▸ Task details
Produce nothing but an exact copy of the lines from the one containing "Reproduce this chart with React, TypeScript" through the one containing "const tableOrder = [3, 2, 1, 0];", and do not carry over pictures.

[Excerpt from a dataset]
---
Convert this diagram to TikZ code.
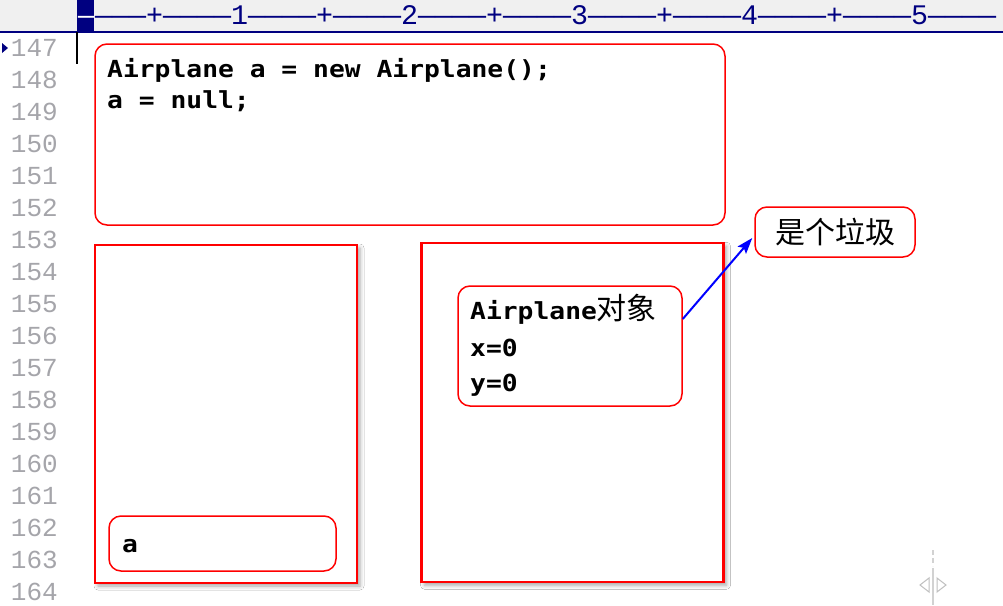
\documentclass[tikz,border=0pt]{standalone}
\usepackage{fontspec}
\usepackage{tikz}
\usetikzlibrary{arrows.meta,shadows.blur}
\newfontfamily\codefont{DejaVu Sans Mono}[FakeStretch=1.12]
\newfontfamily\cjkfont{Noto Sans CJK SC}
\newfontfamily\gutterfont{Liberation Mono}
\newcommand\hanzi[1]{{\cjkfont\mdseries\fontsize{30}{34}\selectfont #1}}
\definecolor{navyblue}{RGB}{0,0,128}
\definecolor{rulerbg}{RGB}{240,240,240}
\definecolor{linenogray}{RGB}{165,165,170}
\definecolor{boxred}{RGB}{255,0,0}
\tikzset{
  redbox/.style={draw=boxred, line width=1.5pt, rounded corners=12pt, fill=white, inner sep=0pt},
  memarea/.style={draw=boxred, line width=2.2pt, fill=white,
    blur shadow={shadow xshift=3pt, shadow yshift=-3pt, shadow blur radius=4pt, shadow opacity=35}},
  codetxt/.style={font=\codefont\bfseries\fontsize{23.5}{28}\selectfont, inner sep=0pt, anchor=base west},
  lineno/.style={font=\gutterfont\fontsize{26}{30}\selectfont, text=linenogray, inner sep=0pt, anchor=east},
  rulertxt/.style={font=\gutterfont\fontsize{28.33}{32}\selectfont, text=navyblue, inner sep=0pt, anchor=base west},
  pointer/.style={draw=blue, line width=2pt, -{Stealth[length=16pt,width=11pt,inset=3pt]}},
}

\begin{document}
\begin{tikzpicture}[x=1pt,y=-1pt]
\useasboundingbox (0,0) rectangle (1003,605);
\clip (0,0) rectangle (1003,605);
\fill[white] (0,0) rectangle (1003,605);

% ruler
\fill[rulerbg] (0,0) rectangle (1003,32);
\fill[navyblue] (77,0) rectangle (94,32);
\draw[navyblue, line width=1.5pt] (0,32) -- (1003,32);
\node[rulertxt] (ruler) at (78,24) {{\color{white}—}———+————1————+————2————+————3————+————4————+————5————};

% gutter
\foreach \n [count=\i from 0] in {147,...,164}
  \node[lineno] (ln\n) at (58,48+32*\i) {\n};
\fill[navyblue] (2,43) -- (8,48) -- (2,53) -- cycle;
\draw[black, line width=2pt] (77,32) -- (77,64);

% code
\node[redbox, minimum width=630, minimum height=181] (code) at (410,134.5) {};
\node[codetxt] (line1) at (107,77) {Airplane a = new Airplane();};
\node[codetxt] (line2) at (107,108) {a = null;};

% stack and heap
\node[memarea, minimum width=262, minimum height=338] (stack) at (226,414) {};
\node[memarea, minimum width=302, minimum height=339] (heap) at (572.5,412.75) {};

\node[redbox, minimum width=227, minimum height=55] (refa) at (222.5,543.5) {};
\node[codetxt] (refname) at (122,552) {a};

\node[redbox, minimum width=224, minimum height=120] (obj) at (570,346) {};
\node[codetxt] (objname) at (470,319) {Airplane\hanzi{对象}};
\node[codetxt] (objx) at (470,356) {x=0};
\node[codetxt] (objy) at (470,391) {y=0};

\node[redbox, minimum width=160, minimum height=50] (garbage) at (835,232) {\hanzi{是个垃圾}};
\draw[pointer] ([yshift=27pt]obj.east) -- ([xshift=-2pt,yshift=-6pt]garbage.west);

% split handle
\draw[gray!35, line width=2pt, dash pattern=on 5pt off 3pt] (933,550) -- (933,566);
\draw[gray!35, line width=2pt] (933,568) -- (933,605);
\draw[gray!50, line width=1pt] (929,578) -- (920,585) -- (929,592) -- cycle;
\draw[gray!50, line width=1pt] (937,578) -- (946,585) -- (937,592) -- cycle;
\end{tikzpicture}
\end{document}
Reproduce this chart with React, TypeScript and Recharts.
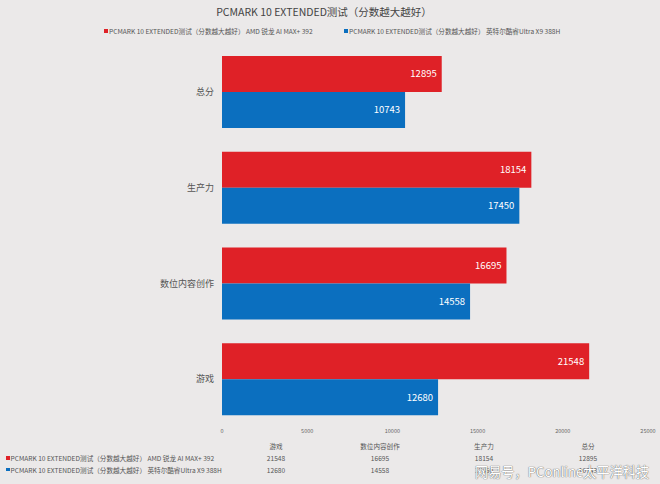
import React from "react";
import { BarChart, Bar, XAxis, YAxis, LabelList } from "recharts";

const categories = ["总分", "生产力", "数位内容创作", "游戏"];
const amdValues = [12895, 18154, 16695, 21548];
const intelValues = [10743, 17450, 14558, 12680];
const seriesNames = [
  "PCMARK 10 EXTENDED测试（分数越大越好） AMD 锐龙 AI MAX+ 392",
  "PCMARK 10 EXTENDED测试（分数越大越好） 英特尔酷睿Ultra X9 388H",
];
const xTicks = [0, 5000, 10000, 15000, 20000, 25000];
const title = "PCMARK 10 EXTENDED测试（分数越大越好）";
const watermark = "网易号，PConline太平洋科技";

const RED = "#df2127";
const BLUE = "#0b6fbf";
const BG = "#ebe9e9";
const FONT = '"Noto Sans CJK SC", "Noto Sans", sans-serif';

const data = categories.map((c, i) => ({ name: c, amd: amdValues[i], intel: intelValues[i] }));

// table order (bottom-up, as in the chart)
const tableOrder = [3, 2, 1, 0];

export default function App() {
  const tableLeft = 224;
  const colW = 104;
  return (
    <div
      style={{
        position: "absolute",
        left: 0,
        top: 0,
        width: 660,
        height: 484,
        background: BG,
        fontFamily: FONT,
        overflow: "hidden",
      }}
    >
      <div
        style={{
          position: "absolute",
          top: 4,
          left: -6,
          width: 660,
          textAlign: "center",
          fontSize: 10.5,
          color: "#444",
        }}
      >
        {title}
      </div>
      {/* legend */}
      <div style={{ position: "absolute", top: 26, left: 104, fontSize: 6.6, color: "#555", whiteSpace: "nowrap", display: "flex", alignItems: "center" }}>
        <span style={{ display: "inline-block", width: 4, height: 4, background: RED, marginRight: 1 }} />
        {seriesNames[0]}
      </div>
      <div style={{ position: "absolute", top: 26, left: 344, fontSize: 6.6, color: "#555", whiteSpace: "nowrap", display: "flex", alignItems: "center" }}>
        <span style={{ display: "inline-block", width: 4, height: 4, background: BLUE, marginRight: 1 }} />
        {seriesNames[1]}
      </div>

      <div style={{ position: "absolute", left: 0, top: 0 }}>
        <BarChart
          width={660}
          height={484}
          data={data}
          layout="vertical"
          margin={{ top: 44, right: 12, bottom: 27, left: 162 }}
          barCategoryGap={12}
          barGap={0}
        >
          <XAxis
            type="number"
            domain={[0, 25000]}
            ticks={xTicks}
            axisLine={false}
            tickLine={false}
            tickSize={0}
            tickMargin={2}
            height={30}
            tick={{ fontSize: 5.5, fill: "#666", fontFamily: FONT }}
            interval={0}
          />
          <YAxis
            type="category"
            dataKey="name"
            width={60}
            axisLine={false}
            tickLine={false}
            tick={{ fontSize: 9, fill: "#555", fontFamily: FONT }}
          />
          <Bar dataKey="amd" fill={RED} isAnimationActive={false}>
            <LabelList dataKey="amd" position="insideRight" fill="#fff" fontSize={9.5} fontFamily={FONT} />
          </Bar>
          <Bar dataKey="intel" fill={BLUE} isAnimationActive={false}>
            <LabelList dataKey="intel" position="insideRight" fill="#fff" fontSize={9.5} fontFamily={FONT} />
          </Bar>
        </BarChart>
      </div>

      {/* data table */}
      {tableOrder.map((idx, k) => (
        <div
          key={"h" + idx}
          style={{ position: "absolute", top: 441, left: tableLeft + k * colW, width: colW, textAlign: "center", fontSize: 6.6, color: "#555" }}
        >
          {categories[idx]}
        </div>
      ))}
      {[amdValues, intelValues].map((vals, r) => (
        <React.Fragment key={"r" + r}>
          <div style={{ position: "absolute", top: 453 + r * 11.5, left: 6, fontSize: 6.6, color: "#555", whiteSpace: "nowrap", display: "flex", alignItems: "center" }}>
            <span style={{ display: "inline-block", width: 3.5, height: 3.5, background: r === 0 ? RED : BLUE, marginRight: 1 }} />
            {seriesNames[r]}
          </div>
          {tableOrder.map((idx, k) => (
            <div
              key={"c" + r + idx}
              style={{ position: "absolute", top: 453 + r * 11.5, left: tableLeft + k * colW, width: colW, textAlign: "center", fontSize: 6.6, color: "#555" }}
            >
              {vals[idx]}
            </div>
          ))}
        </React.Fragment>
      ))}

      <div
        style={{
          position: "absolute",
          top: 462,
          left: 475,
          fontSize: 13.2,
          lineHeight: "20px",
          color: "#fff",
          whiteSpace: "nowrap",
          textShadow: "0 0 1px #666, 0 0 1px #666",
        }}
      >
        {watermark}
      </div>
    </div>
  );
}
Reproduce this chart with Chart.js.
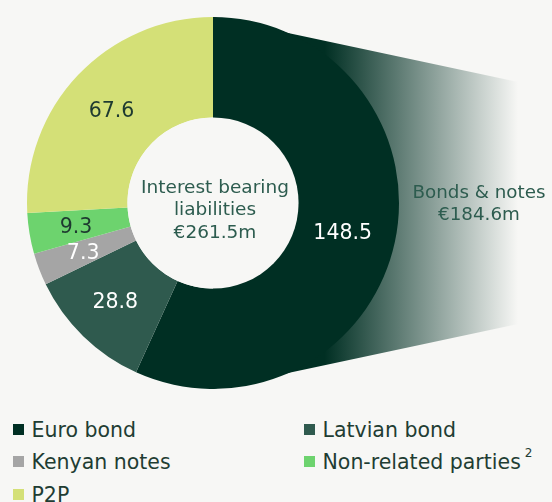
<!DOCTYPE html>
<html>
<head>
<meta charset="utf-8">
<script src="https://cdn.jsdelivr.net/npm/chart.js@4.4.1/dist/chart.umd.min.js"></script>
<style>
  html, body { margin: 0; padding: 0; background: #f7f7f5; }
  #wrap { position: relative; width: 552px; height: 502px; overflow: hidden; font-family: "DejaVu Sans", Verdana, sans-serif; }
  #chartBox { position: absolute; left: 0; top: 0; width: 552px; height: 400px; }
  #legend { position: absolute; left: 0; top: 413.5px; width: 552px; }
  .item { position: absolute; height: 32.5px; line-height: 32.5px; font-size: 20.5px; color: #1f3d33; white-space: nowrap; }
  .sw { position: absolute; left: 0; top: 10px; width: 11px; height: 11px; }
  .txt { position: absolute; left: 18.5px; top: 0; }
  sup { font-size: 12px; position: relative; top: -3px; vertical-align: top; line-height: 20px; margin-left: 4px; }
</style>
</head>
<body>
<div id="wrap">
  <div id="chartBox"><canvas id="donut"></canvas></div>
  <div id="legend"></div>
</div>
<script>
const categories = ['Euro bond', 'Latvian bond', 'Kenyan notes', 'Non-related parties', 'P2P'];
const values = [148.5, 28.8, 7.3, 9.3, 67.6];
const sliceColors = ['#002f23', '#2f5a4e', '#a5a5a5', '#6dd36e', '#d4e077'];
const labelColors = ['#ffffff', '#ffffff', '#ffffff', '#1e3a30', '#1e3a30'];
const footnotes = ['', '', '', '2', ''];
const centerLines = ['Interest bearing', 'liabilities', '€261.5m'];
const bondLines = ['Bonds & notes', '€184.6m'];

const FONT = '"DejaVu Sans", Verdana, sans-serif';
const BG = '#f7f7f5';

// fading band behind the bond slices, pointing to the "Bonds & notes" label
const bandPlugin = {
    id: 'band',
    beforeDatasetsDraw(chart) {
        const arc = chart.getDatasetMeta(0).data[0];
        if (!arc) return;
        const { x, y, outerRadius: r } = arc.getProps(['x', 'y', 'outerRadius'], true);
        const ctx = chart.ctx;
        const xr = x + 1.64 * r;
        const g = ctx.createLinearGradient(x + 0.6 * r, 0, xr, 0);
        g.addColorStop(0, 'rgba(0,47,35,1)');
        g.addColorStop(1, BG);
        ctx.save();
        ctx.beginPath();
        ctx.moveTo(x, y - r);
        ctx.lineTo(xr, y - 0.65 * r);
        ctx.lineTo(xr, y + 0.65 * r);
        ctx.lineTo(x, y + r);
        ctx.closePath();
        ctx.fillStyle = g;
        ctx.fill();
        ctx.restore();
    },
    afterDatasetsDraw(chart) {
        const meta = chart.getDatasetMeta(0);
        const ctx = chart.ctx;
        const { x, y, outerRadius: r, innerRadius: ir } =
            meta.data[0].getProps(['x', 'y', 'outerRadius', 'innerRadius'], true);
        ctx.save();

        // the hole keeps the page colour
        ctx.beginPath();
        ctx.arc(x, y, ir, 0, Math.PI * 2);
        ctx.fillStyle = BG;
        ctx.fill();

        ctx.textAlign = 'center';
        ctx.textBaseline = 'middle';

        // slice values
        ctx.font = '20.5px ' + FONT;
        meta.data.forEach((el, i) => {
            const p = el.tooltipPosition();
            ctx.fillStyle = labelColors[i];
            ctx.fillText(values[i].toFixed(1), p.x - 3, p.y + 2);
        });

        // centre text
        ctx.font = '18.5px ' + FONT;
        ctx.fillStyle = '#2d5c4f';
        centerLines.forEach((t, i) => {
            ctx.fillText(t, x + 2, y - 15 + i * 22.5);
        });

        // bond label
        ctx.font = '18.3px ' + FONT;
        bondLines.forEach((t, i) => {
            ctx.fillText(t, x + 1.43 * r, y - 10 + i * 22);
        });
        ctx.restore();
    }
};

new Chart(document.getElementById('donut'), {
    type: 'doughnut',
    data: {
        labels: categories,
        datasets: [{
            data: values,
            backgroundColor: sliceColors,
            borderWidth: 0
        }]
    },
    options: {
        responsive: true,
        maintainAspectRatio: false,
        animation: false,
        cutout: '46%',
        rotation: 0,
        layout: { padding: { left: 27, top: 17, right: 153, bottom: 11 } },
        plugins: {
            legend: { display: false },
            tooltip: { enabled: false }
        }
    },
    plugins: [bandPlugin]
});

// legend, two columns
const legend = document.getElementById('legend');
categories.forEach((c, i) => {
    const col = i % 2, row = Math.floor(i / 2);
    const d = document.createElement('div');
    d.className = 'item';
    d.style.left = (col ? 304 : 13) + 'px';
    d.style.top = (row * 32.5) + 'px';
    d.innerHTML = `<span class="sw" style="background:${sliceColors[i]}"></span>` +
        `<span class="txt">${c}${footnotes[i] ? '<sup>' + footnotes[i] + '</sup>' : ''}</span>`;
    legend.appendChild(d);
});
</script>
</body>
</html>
---
▸ Result below
Reproduce this chart with React, TypeScript and Recharts.
import React from "react";
import { BarChart, Bar, XAxis, YAxis, LabelList } from "recharts";

const categories = ["总分", "生产力", "数位内容创作", "游戏"];
const amdValues = [12895, 18154, 16695, 21548];
const intelValues = [10743, 17450, 14558, 12680];
const seriesNames = [
  "PCMARK 10 EXTENDED测试（分数越大越好） AMD 锐龙 AI MAX+ 392",
  "PCMARK 10 EXTENDED测试（分数越大越好） 英特尔酷睿Ultra X9 388H",
];
const xTicks = [0, 5000, 10000, 15000, 20000, 25000];
const title = "PCMARK 10 EXTENDED测试（分数越大越好）";
const watermark = "网易号，PConline太平洋科技";

const RED = "#df2127";
const BLUE = "#0b6fbf";
const BG = "#ebe9e9";
const FONT = '"Noto Sans CJK SC", "Noto Sans", sans-serif';

const data = categories.map((c, i) => ({ name: c, amd: amdValues[i], intel: intelValues[i] }));

// table order (bottom-up, as in the chart)
const tableOrder = [3, 2, 1, 0];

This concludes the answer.